Mayall will bring his blues-rock band to Maine on Sunday, when he plays a show at Jonathan’s in Ogunquit. He calls his current band — Rocky Athas on guitar, Jay Davenport on drums and Greg Rzab on bass — the best he’s ever had.
That’s high praise indeed from a man who has had Clapton and three founding members of Fleetwood Mac in his band, not to mention Coco Montoya, Aynsley Dunbar, Walter Trout and a dozen or so other top-notch musicians.
“I think this band is the best I’ve had, especially at exploring the possibilities of the music,” said Mayall. “It doesn’t matter what we play; the tunes are just the hangers we put the music on.”

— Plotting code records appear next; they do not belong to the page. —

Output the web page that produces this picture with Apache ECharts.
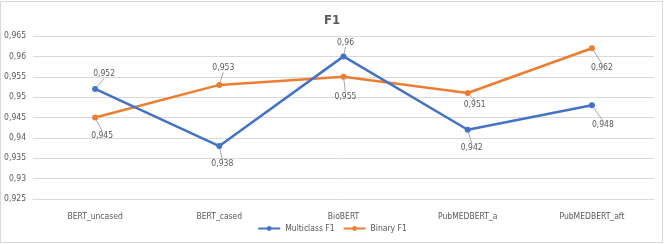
<!DOCTYPE html>
<html>
<head>
<meta charset="utf-8">
<script src="https://cdn.jsdelivr.net/npm/echarts@6/dist/echarts.min.js"></script>
<style>
html,body{margin:0;padding:0;background:#fff;}
#frame{position:absolute;left:0;top:1px;width:661px;height:240px;border:1px solid #d9d9d9;box-sizing:content-box;}
#chart{position:absolute;left:0;top:0;width:664px;height:244px;}
</style>
</head>
<body>
<div id="frame"></div>
<div id="chart"></div>
<script>
const categories = ['BERT_uncased', 'BERT_cased', 'BioBERT', 'PubMEDBERT_a', 'PubMEDBERT_aft'];
const multiclassF1 = [0.952, 0.938, 0.960, 0.942, 0.948];
const binaryF1 = [0.945, 0.953, 0.955, 0.951, 0.962];
const yTicks = { min: 0.925, max: 0.965, interval: 0.005 };

// label displacement (px) for each point's data label, per series
const labelShift = [
  [[9, -15], [3, 18], [2, -14], [4, 18], [11, 20]],
  [[7, 18], [4, -17], [2, 20], [7, 12], [10, 20]]
];

const fmt = v => parseFloat(Number(v).toFixed(3)).toString().replace('.', ',');
const FONT = '"DejaVu Sans Condensed", "Liberation Sans", sans-serif';
const GRAY = '#595959';

const chart = echarts.init(document.getElementById('chart'), null, { renderer: 'canvas' });

function mkSeries(name, data, color, idx) {
  return {
    name: name,
    type: 'line',
    data: data,
    symbol: 'circle',
    symbolSize: 6,
    lineStyle: { color: color, width: 2.5 },
    itemStyle: { color: color },
    label: {
      show: true,
      position: 'inside',
      formatter: p => fmt(p.value),
      color: GRAY,
      fontFamily: FONT,
      fontSize: 8.5
    },
    labelLine: { show: true, lineStyle: { color: '#a6a6a6', width: 1 } },
    labelLayout: p => ({ dx: labelShift[idx][p.dataIndex][0], dy: labelShift[idx][p.dataIndex][1] }),
    emphasis: { disabled: true },
    z: 3 - idx
  };
}

chart.setOption({
  animation: false,
  title: {
    text: 'F1',
    left: 'center',
    top: 9,
    textStyle: { fontFamily: FONT, fontSize: 13, fontWeight: 'bold', color: GRAY }
  },
  grid: { left: 33, right: 10, top: 36, bottom: 45, containLabel: false },
  legend: {
    bottom: 6,
    left: 'center',
    itemWidth: 22,
    itemHeight: 6,
    itemGap: 8,
    textStyle: { fontFamily: FONT, fontSize: 8.5, color: GRAY },
    data: ['Multiclass F1', 'Binary F1']
  },
  xAxis: {
    type: 'category',
    data: categories,
    boundaryGap: true,
    axisLine: { show: true, lineStyle: { color: '#d9d9d9' } },
    axisTick: { show: false },
    axisLabel: { fontFamily: FONT, fontSize: 8.5, color: GRAY, margin: 13 }
  },
  yAxis: {
    type: 'value',
    min: yTicks.min,
    max: yTicks.max,
    interval: yTicks.interval,
    axisLine: { show: false },
    axisTick: { show: false },
    splitLine: { lineStyle: { color: '#d9d9d9', width: 1 } },
    axisLabel: { fontFamily: FONT, fontSize: 8.5, color: GRAY, margin: 7, formatter: v => fmt(v) }
  },
  series: [
    mkSeries('Multiclass F1', multiclassF1, '#4472C4', 0),
    mkSeries('Binary F1', binaryF1, '#ED7D31', 1)
  ]
});
</script>
</body>
</html>
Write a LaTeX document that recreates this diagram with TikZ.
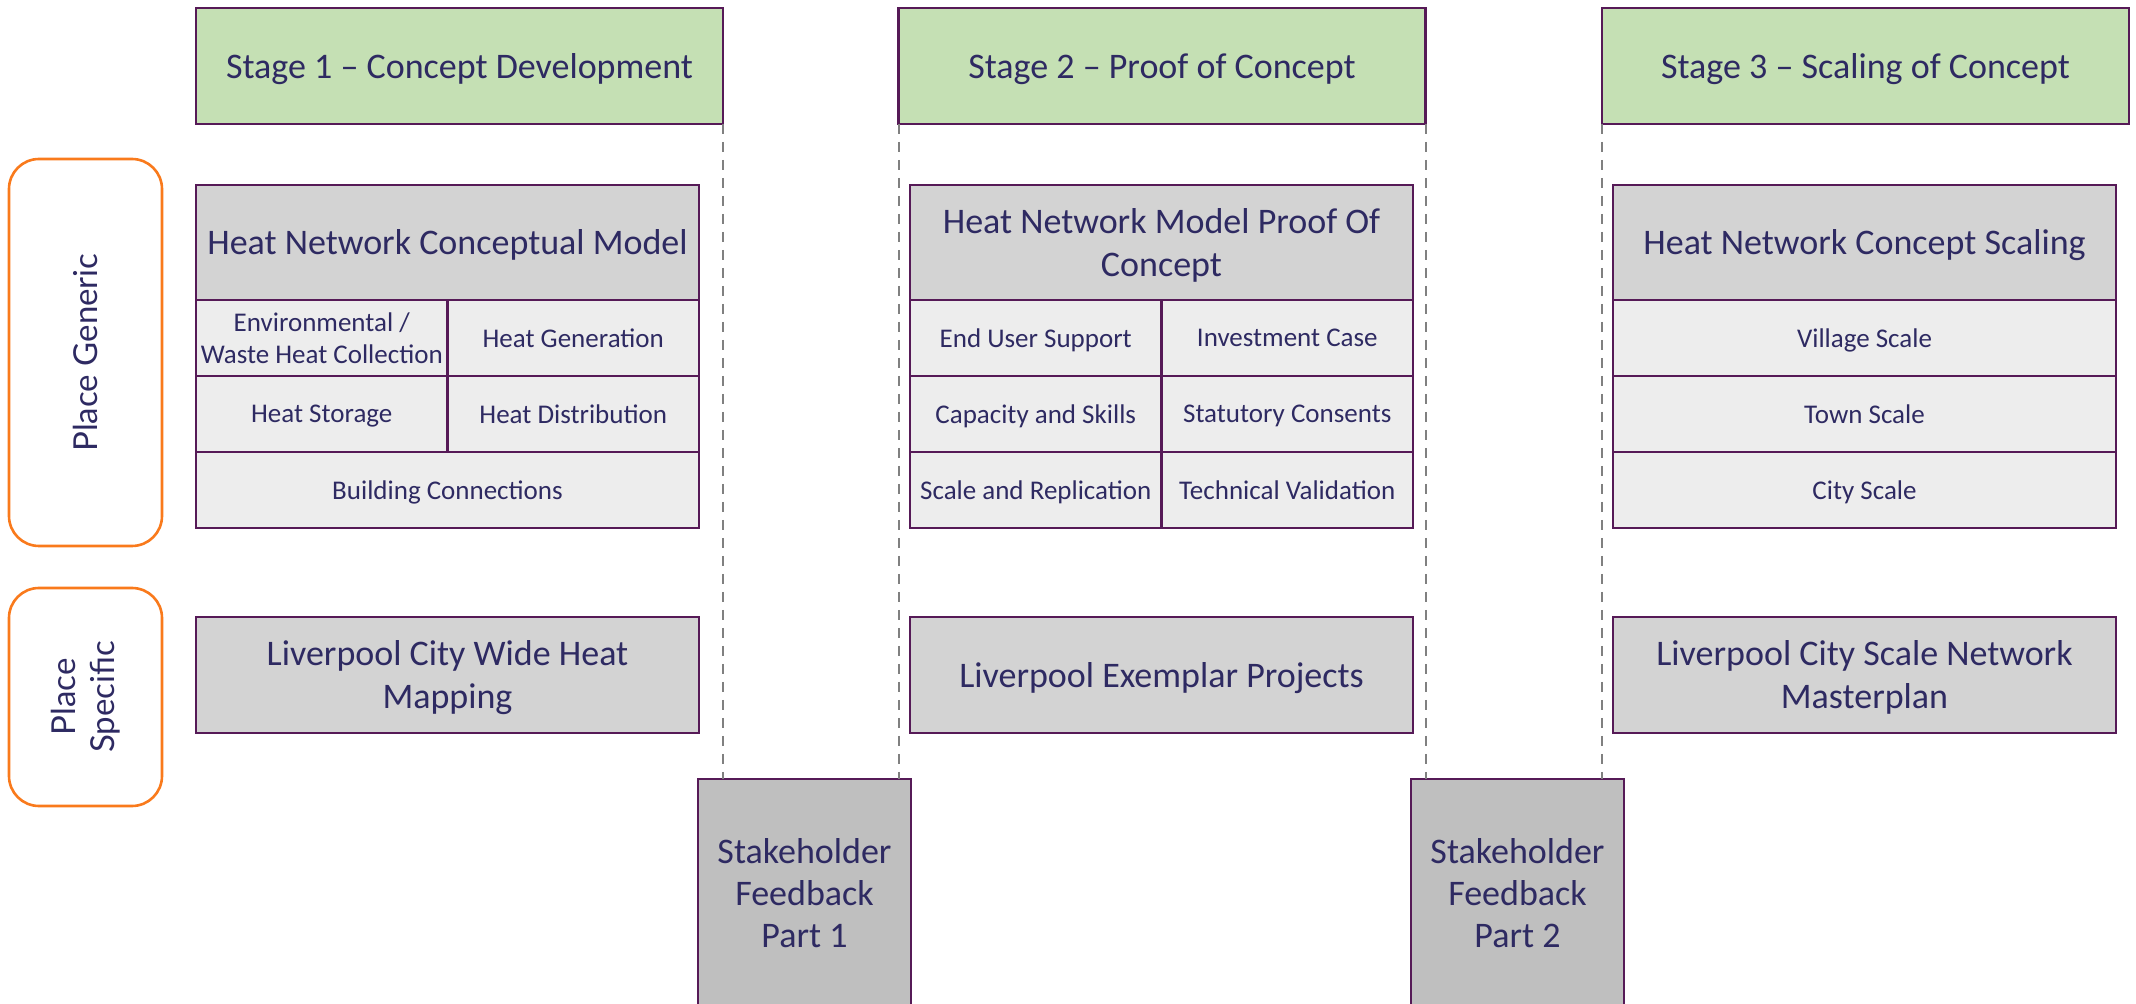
\documentclass[tikz,border=0pt]{standalone}
\usepackage{fontspec}
\setmainfont{Carlito}
\newfontfamily\lblfont{Lato}
\definecolor{txt}{HTML}{2E2A62}
\definecolor{bord}{HTML}{561A57}
\definecolor{stagegreen}{HTML}{C5E0B4}
\definecolor{hdrgray}{HTML}{D3D3D3}
\definecolor{cellgray}{HTML}{EDEDED}
\definecolor{shgray}{HTML}{BFBFBF}
\definecolor{orng}{HTML}{F97A1C}
\definecolor{dashgray}{HTML}{808080}
\begin{document}
\begin{tikzpicture}[x=0.5pt,y=-0.5pt,
  base/.style={draw=bord, line width=1.2pt, text=txt, align=center, inner sep=1pt, outer sep=0pt, text depth=0pt},
  stagebox/.style={base, fill=stagegreen, minimum width=263.5pt, minimum height=58pt, font=\fontsize{18}{21.5}\selectfont},
  hdrbox/.style={base, fill=hdrgray, minimum width=251.5pt, minimum height=57.5pt, font=\fontsize{18}{21.5}\selectfont},
  halfcell/.style={base, fill=cellgray, minimum width=125.75pt, minimum height=38pt, font=\fontsize{13.5}{16}\selectfont},
  fullcell/.style={base, fill=cellgray, minimum width=251.5pt, minimum height=38pt, font=\fontsize{13.5}{16}\selectfont},
  specbox/.style={base, fill=hdrgray, minimum width=251.5pt, minimum height=58pt, font=\fontsize{18}{21.5}\selectfont},
  shbox/.style={base, fill=shgray, minimum width=106.5pt, minimum height=114.5pt, font=\fontsize{18}{21}\selectfont},
  sidebox/.style={draw=orng, line width=1.3pt, rounded corners=15pt, minimum width=76.5pt, text=txt, inner sep=0pt, outer sep=0pt},
  sidetext/.style={text=txt, align=center, rotate=90, font=\lblfont\fontsize{16.5}{19.5}\selectfont},
  guide/.style={draw=dashgray, line width=1pt, dash pattern=on 5pt off 4pt}
]
\useasboundingbox (0,0) rectangle (2136,1004);
\clip (0,0) rectangle (2136,1004);

% side labels
\node[sidebox, minimum height=193.5pt] (pg) at (85.5,352.5) {};
\node[sidetext] (pgt) at (pg.center) {Place Generic};
\node[sidebox, minimum height=109pt] (ps) at (85.5,697) {};
\node[sidetext] (pst) at (ps.center) {Place\\Specific};

% stage headers
\node[stagebox] (s1) at (459.5,66) {Stage 1 -- Concept Development};
\node[stagebox] (s2) at (1162,66) {Stage 2 -- Proof of Concept};
\node[stagebox] (s3) at (1865.5,66) {Stage 3 -- Scaling of Concept};

% stakeholder boxes
\node[shbox] (sh1) at (804.5,893.5) {Stakeholder\\Feedback\\Part 1};
\node[shbox] (sh2) at (1517.5,893.5) {Stakeholder\\Feedback\\Part 2};

% dashed guides
\draw[guide] (s1.south east) -- (s1.south east |- sh1.north);
\draw[guide] (s2.south west) -- (s2.south west |- sh1.north);
\draw[guide] (s2.south east) -- (s2.south east |- sh2.north);
\draw[guide] (s3.south west) -- (s3.south west |- sh2.north);

% table 1
\node[hdrbox] (t1h) at (447.5,242.5) {Heat Network Conceptual Model};
\node[halfcell] (t1a) at (321.75,338) {Environmental /\\Waste Heat Collection};
\node[halfcell] (t1b) at (573.25,338) {Heat Generation};
\node[halfcell] (t1c) at (321.75,414) {Heat Storage};
\node[halfcell] (t1d) at (573.25,414) {Heat Distribution};
\node[fullcell] (t1e) at (447.5,490) {Building Connections};

% table 2
\node[hdrbox] (t2h) at (1161.5,242.5) {Heat Network Model Proof Of\\Concept};
\node[halfcell] (t2a) at (1035.75,338) {End User Support};
\node[halfcell] (t2b) at (1287.25,338) {Investment Case};
\node[halfcell] (t2c) at (1035.75,414) {Capacity and Skills};
\node[halfcell] (t2d) at (1287.25,414) {Statutory Consents};
\node[halfcell] (t2e) at (1035.75,490) {Scale and Replication};
\node[halfcell] (t2f) at (1287.25,490) {Technical Validation};

% table 3
\node[hdrbox] (t3h) at (1864.5,242.5) {Heat Network Concept Scaling};
\node[fullcell] (t3a) at (1864.5,338) {Village Scale};
\node[fullcell] (t3b) at (1864.5,414) {Town Scale};
\node[fullcell] (t3c) at (1864.5,490) {City Scale};

% place specific
\node[specbox] (p1) at (447.5,675) {Liverpool City Wide Heat\\Mapping};
\node[specbox] (p2) at (1161.5,675) {Liverpool Exemplar Projects};
\node[specbox] (p3) at (1864.5,675) {Liverpool City Scale Network\\Masterplan};
\end{tikzpicture}
\end{document}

So if you go to Sunday’s show, be ready for a heavy dose of improvisation. And with 57 albums’ worth of material to work from, Mayall has a very deep musical pond from which to fish.
Mayall found his current band through mutual friends, and by watching other people’s bands. He knew of Rzab because of his time playing with Buddy Guy, for instance, and he found Athas through a previous member of his band, Buddy Whittington.
“I need to find people I have a great rapport with,” he said. “That’s important to me.”
Mayall was born in the English countryside not far from the industrial city of Manchester. His father was a fan of American blues, and his record collection included 78s by early blues guitar legends such as Leadbelly, Lonnie Johnson and Brownie McGhee.
Mayall’s family were also fans of the boogie-woogie style, so he began playing piano at 14 while attending an arts school. Thus began a career of musical dexterity. Mayall is proficient on guitar, piano, keyboards, harmonica and a host of other instruments.
As a young man, he worked as an artist for a department store, then served in the British Army’s Royal Engineers as an office clerk in England and Korea. He played music the entire time, but says he couldn’t find many places who wanted his style of amplified-guitar blues. It wasn’t until the early 1960s, when Mayall was 30, that he started playing regularly in London and started gaining audiences for his music.
It was around this time that he formed the first version of his signature band, The Bluesbreakers. When Eric Clapton left The Yardbirds in 1965 due to their increasing pop mentality, he turned to Mayall for a more blues-based approach. Their one and only album together, “Blues Breakers with Eric Clapton” (1966), is considered one of the greatest albums of all time.
But Clapton soon left to form Cream, taking bass player Jack Bruce with him. It was the first in a long line of musicians nurtured by Mayall who would leave for wildly successful careers elsewhere.
Instead of being resentful, Mayall finds it “gratifying” that Clapton and many other great musicians played in his band. “I guess it’s a testament to my good taste in music,” he said.
Mayall doesn’t keep in touch very much with his former bandmates. He did play a gig with Clapton and Taylor in 2003, on the occasion of Mayall’s 70th birthday, but that was arranged by record labels.
“Eric showed up on the afternoon of the show, so there were no rehearsals. It was great fun,” said Mayall. “But as far as getting in touch with him again, I wouldn’t know where to find Eric. I don’t think his number is listed.”
In 2001, on the anniversary of his 40th year in music, Mayall put out an album called “Along for the Ride,” which included appearances by Gary Moore, Jonny Lang, Steve Cropper, Steve Miller, Otis Rush, Billy Gibbons, Chris Rea and others. It was a testament to Mayall’s reputation that, while not as commercially successful as his proteges, his influence on rock and post-war blues is incalculable.
Mayall says he has no plans to retire or slow down, and will play music as long as he can. When he’s not playing music — or arranging for his own tour publicity — he likes to work with his hands.
“We just moved, and we built a new house, so I just finished building a rock fireplace,” he said. “I like to keep moving.”